Haunted by the rising shared intensity of early 80’s hardcore punk, British heavy metal and the coming red tides of thrash and death metal countrywide, Deceased brought their own mutated form of supernatural thrash metal to Arlington, Virginia in 1984 and they’ve persisted for well over thirty years since. I know folks hold ‘The Evil Side of Religion’ (1986) demo in high regard but for my own taste their most inspired and lasting creation in the 80’s was the ‘Birth By Radiation’ (1989) demo. Sharp but bloody death/thrash riffs received a push in a more precise direction beyond their Death Strike and Insanity styled inception. From that point the fans are fairly die-hard but the horde splits between the classic death metal debut of ‘Luck of the Corpse’ (1991) and the more representative style of extreme thrash/melodic heavy metal that would more or less take shape on ‘Fearless Undead Machines’ (1997). Though they’d found their signature sound a decade deep into the project’s life it would be ‘As the Weird Travel On’ (2005) that truly perfected it.
Deceased‘s full-lengths from that point on have appeared hard-fought and always in the throes of tragic death or side-project distraction (see: October 31), at least from the outside looking in. This time around the latest album, ‘Ghostly White’, was preceded by the death of drummer Dave Castillo who’d provided drums on ‘As the Weird Travel On’ as well as the third October 31 record ‘No Survivors’. From my ‘casual fan’ perspective the band hadn’t really skipped a beat because I honestly hadn’t heard anything but compilation releases from the band since 2006. The same way Celtic Frost‘s finer moments mixed black, thrash, and doom metal into their own nuclear event, so glows the radiation emanating off of Deceased‘s traditional heavy metal informed extreme thrash sound that has been steadily drained of once prominent melodic death metal influences.
If you’ve shown up expecting a direct follow-up to the critically well received ‘Surreal Overdose’ (2011) and its polished blackened death production values you might find the sound of ‘Ghostly White’ toned down somewhat closer to ‘Fearless Undead Machines’ (pre-remaster). I’d say the tone of the album resembles a less polished ‘As the Weird Travel On’ in general and that’d be echoed in terms of songwriting as well. Unless the connections from my ears to my brain are clogged, I hear quite a bit more of Mike Smith‘s guitar ideas this time around whereas ‘Surreal Overdose’ seemed to have received more of kick in the pants thanks to Shane Fuegel (ex-Biovore); Otherwise I’d just figure they’re working better together in general, though there are some lackluster moments here and there. What kicks off with an epic punch of “Mrs. Allardyce” drops fantastically towards the nearly fourteen minutes of “Germ of Distorted Lore” as the rest of Side A creates a span of songs are solid and noteworthy stuff from a band with a hard-earned legacy. From that point the record drags its ass through a few clunky experiments (see: “Pale Surroundings”) that leave the last third of the album flat.

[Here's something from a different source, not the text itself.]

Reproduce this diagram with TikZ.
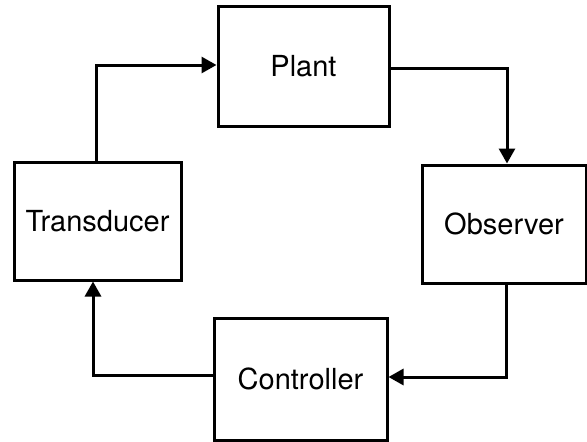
\documentclass[tikz,border=0pt]{standalone}
\usepackage{fontspec}
\setmainfont{TeX Gyre Heros}
\usetikzlibrary{arrows.meta}
\begin{document}
\begin{tikzpicture}[x=1pt,y=-1pt,
  block/.style={draw, line width=3pt, inner sep=0pt, font=\fontsize{29}{35}\selectfont},
  link/.style={line width=3pt, -{Triangle[length=15pt,width=16pt]}}]
\useasboundingbox (0,0) rectangle (587,442);
% the four blocks of the loop
\node[block, minimum width=171pt, minimum height=120pt] (plant) at (303.5,66) {Plant};
\node[block, minimum width=164pt, minimum height=118pt] (obs) at (504,224) {Observer};
\node[block, minimum width=173pt, minimum height=122pt] (ctrl) at (300.5,379) {Controller};
\node[block, minimum width=167pt, minimum height=118pt] (trans) at (97.5,221) {Transducer};
% corner points of the connectors
\coordinate (c1) at (96,65);
\coordinate (c2) at (507,68);
\coordinate (c3) at (506,377);
\coordinate (c4) at (93,375);
% connectors
\draw[link] (trans.north -| c1) -- (c1) -- (plant.west |- c1);
\draw[link] (plant.east |- c2) -- (c2) -- (obs.north -| c2);
\draw[link] (obs.south -| c3) -- (c3) -- (ctrl.east |- c3);
\draw[link] (ctrl.west |- c4) -- (c4) -- (trans.south -| c4);
\end{tikzpicture}
\end{document}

In describing King Fowley‘s vocals since ‘Fearless Undead Machines’ I’ve always thought of his approach as somewhere in between Jerry A (Poison Idea) and early Abomination era Paul Speckmann. He’s doing his own thing, which I generally enjoy, but comes pretty close to overdoing it on ‘Ghostly White’ with a prominent performance that is often overbearing in the mix. Though I appreciate the loud and clear narrative of the record I lost some of the finer lead guitar work beneath it, especially on “Germ of Distorted Lore”. These are relatively small annoyances that built over several listens but the overall record is undeniably one of their stronger spins. I’d probably made it through 5-6 listens when I’d generally started ‘checking out’ mentally as the tracklist reached a peak of repetition with “Germ of Distorted Lore”, a song that acts as a pivot point for some of the best and worst elements of the album. The record lost its stickiness from that point and I found myself thinking more about ‘Fearless Undead Machines’ and ‘As the Weird Travel On’ instead.
‘Ghostly White’ is a fine record from Deceased that should be up to par with most anyone’s expectations from the band at this point. Their sound is distinct, their metal is heavy, and the majority of the record is up their with the band’s best material no matter which record you favor most. It didn’t really resonant with me after a handful of listens and upon closer inspection a slim third of the record didn’t work for me, so I can only moderately recommend it. For preview the intro of “Mrs. Allardyce” is perfection and the classic speed metal riffs of “To Serve the Insane” should speak to the right sort of listener immediately.